[Source code of charts]
•••••
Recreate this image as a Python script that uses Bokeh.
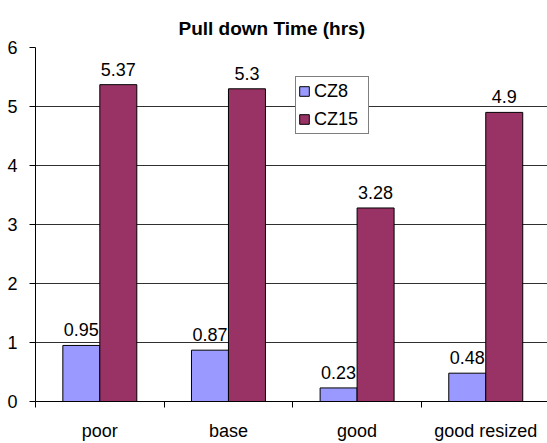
from bokeh.plotting import figure
from bokeh.models import ColumnDataSource, FixedTicker, LabelSet, Legend, LegendItem, Range1d
from bokeh.embed import file_html
from bokeh.resources import INLINE
from bokeh.core.properties import value

# ---- data ----
categories = ["poor", "base", "good", "good resized"]
cz8 = [0.95, 0.87, 0.23, 0.48]
cz15 = [5.37, 5.3, 3.28, 4.9]
series_names = ["CZ8", "CZ15"]
y_ticks = [0, 1, 2, 3, 4, 5, 6]
title_text = "Pull down Time (hrs)"

FONT = "Liberation Sans"
C8 = "#9999FF"
C15 = "#993366"
BW = 0.2875

centers = [i + 0.5 for i in range(len(categories))]
src8 = ColumnDataSource(dict(x=[c - BW / 2 for c in centers], top=cz8, lab=[str(v) for v in cz8]))
src15 = ColumnDataSource(dict(x=[c + BW / 2 for c in centers], top=cz15, lab=[str(v) for v in cz15]))

p = figure(width=547, height=443, output_backend="svg", toolbar_location=None,
           x_range=Range1d(0, 3.98), y_range=Range1d(0, 6),
           min_border_left=35, min_border_right=0, min_border_top=47, min_border_bottom=0)
p.outline_line_color = None
p.background_fill_color = "white"
p.border_fill_color = "white"

p.title.text = title_text
p.title.align = "left"
p.title.offset = 143
p.title.standoff = 17
p.title.text_font = FONT
p.title.text_font_size = "19px"
p.title.text_font_style = "bold"
p.title.text_color = "black"

r8 = p.vbar(x="x", top="top", width=BW, bottom=0, source=src8,
            fill_color=C8, line_color="black", line_width=1)
r15 = p.vbar(x="x", top="top", width=BW, bottom=0, source=src15,
             fill_color=C15, line_color="black", line_width=1)

for s in (src8, src15):
    p.add_layout(LabelSet(x="x", y="top", text="lab", source=s, text_align="center",
                          text_baseline="alphabetic", y_offset=9,
                          text_font=value(FONT), text_font_size=value("18px"),
                          text_color="black"))

# x axis: labels at centres, tick marks at category boundaries
p.xaxis.ticker = FixedTicker(ticks=centers, minor_ticks=list(range(len(categories) + 1)))
p.xaxis.major_label_overrides = {c: n for c, n in zip(centers, categories)}
p.xaxis.major_tick_out = 6
p.xaxis.major_tick_in = 0
p.xaxis.major_tick_line_color = None
p.xaxis.minor_tick_out = 6
p.xaxis.minor_tick_in = 0
p.xaxis.minor_tick_line_color = "black"
p.xaxis.major_label_standoff = 13
p.xaxis.major_label_text_font = FONT
p.xaxis.major_label_text_font_size = "18px"
p.xaxis.major_label_text_color = "black"
p.xaxis.axis_line_color = "black"

p.yaxis.ticker = FixedTicker(ticks=y_ticks)
p.yaxis.major_tick_out = 6
p.yaxis.major_tick_in = 0
p.yaxis.minor_tick_line_color = None
p.yaxis.major_label_standoff = 12
p.yaxis.major_label_text_font = FONT
p.yaxis.major_label_text_font_size = "18px"
p.yaxis.major_label_text_color = "black"
p.yaxis.axis_line_color = "black"
p.yaxis.major_tick_line_color = "black"

p.xgrid.grid_line_color = None
p.ygrid.grid_line_color = "#303030"
p.ygrid.ticker = FixedTicker(ticks=y_ticks)

legend = Legend(items=[LegendItem(label=series_names[0], renderers=[r8]),
                       LegendItem(label=series_names[1], renderers=[r15])],
                location=(260, 267), border_line_color="black", border_line_width=1,
                background_fill_color="white", background_fill_alpha=1,
                label_text_font=FONT, label_text_font_size="18px", label_text_color="black",
                glyph_width=12, glyph_height=12, label_height=24, label_width=52,
                label_standoff=4, spacing=4, padding=2, margin=0)
p.add_layout(legend, "center")

open("out.html", "w").write(file_html(p, INLINE))
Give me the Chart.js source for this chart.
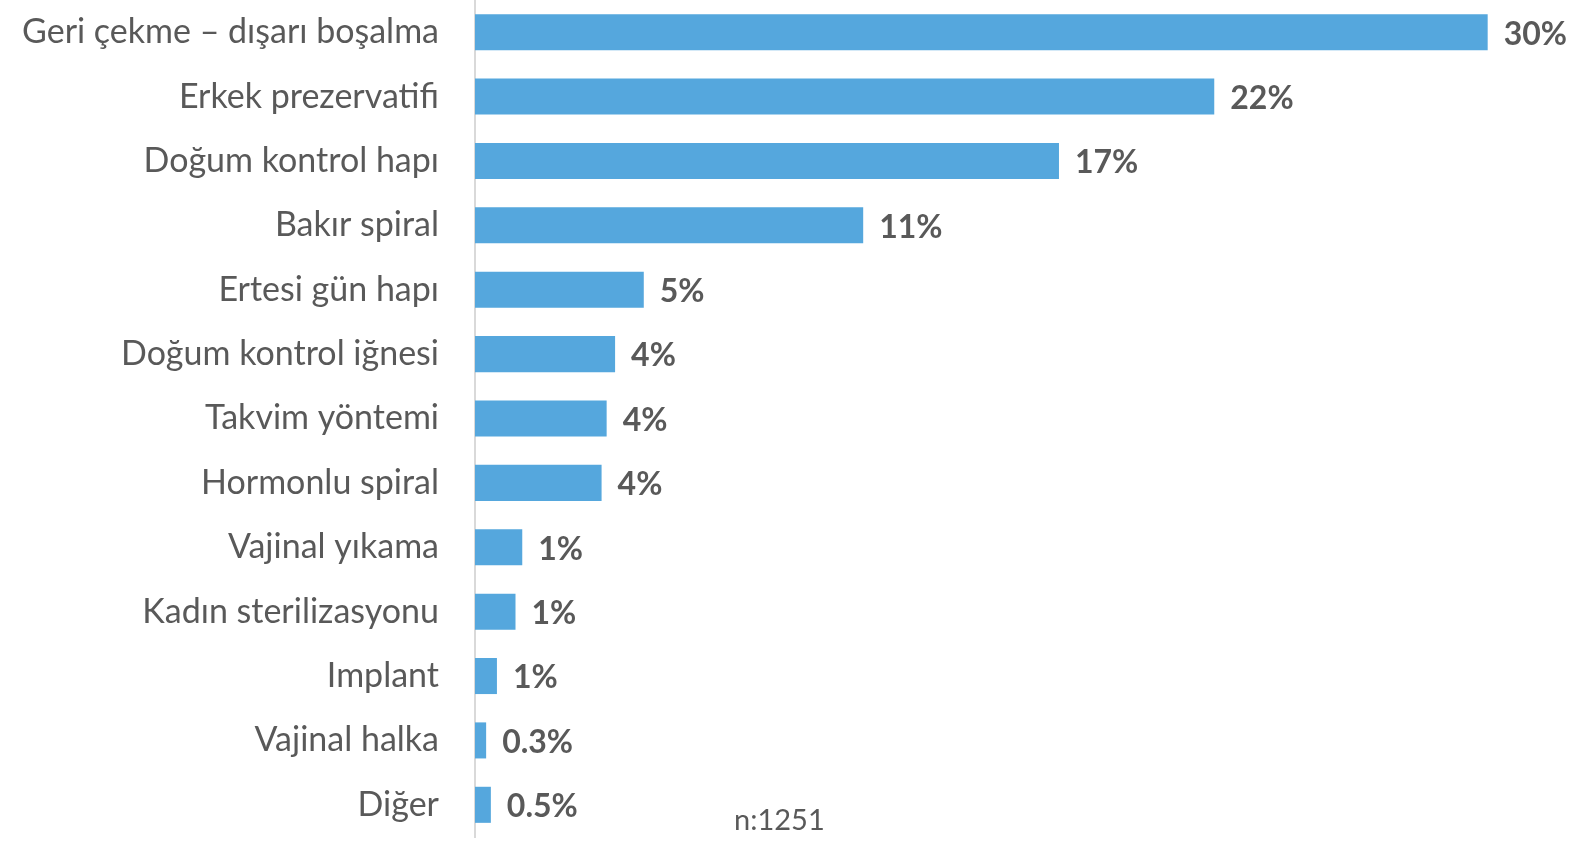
<!DOCTYPE html>
<html>
<head>
<meta charset="utf-8">
<script src="https://cdn.jsdelivr.net/npm/chart.js@4/dist/chart.umd.min.js"></script>
<style>
  html, body { margin: 0; padding: 0; background: #fff; }
  #wrap { width: 1571px; height: 841px; }
</style>
</head>
<body>
<div id="wrap"><canvas id="myChart"></canvas></div>
<script>
var categories = ["Geri çekme – dışarı boşalma", "Erkek prezervatifi", "Doğum kontrol hapı", "Bakır spiral",
    "Ertesi gün hapı", "Doğum kontrol iğnesi", "Takvim yöntemi", "Hormonlu spiral", "Vajinal yıkama",
    "Kadın sterilizasyonu", "Implant", "Vajinal halka", "Diğer"];
var values = [30.0, 21.9, 17.3, 11.5, 5.0, 4.15, 3.9, 3.75, 1.4, 1.2, 0.65, 0.33, 0.47];
var valueLabels = ["30%", "22%", "17%", "11%", "5%", "4%", "4%", "4%", "1%", "1%", "1%", "0.3%", "0.5%"];
var note = "n:1251";

var textColor = "#595959";

var barLabels = {
    id: 'barLabels',
    afterDatasetsDraw: function (chart) {
        var ctx = chart.ctx;
        var meta = chart.getDatasetMeta(0);
        ctx.save();
        ctx.fillStyle = textColor;
        ctx.font = "bold 32px Lato";
        ctx.textAlign = "left";
        ctx.textBaseline = "middle";
        meta.data.forEach(function (bar, i) {
            ctx.fillText(valueLabels[i], bar.x + 16, bar.y + 2);
        });
        ctx.font = "29px Lato";
        ctx.textBaseline = "alphabetic";
        ctx.fillText(note, 734, 830);
        ctx.restore();
    }
};

var ctx = document.getElementById('myChart').getContext('2d');
var barChart = new Chart(ctx, {
    type: 'bar',
    data: {
        labels: categories,
        datasets: [{
            data: values,
            backgroundColor: "#55a7dd",
            barPercentage: 0.56,
            categoryPercentage: 1.0
        }]
    },
    options: {
        indexAxis: 'y',
        responsive: true,
        maintainAspectRatio: false,
        animation: false,
        layout: { padding: { top: 0, bottom: 4, left: 0, right: 31 } },
        plugins: {
            legend: { display: false },
            tooltip: { enabled: false }
        },
        scales: {
            x: {
                display: false,
                min: 0,
                max: 31.55
            },
            y: {
                afterFit: function (scale) {
                    scale.width = 475;
                    scale.paddingTop = 0;
                    scale.paddingBottom = 0;
                },
                grid: { display: false, drawTicks: false },
                border: { display: true, color: "#d9d9d9", width: 2 },
                ticks: {
                    padding: 36,
                    color: textColor,
                    font: { family: "Lato", size: 34 }
                }
            }
        }
    },
    plugins: [barLabels]
});
</script>
</body>
</html>
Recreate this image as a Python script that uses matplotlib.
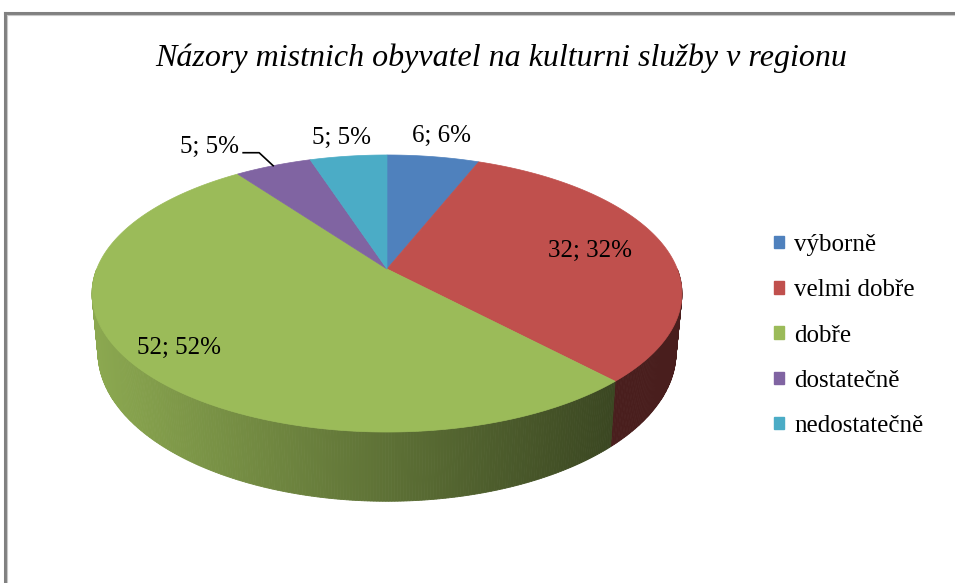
•••••
**EXERCISE DESCRIPTION:**
Extract, from the material above, each line holding the word "Python".

**TASK RESULT:**
Recreate this image as a Python script that uses Bokeh.
Recreate this image as a Python script that uses matplotlib.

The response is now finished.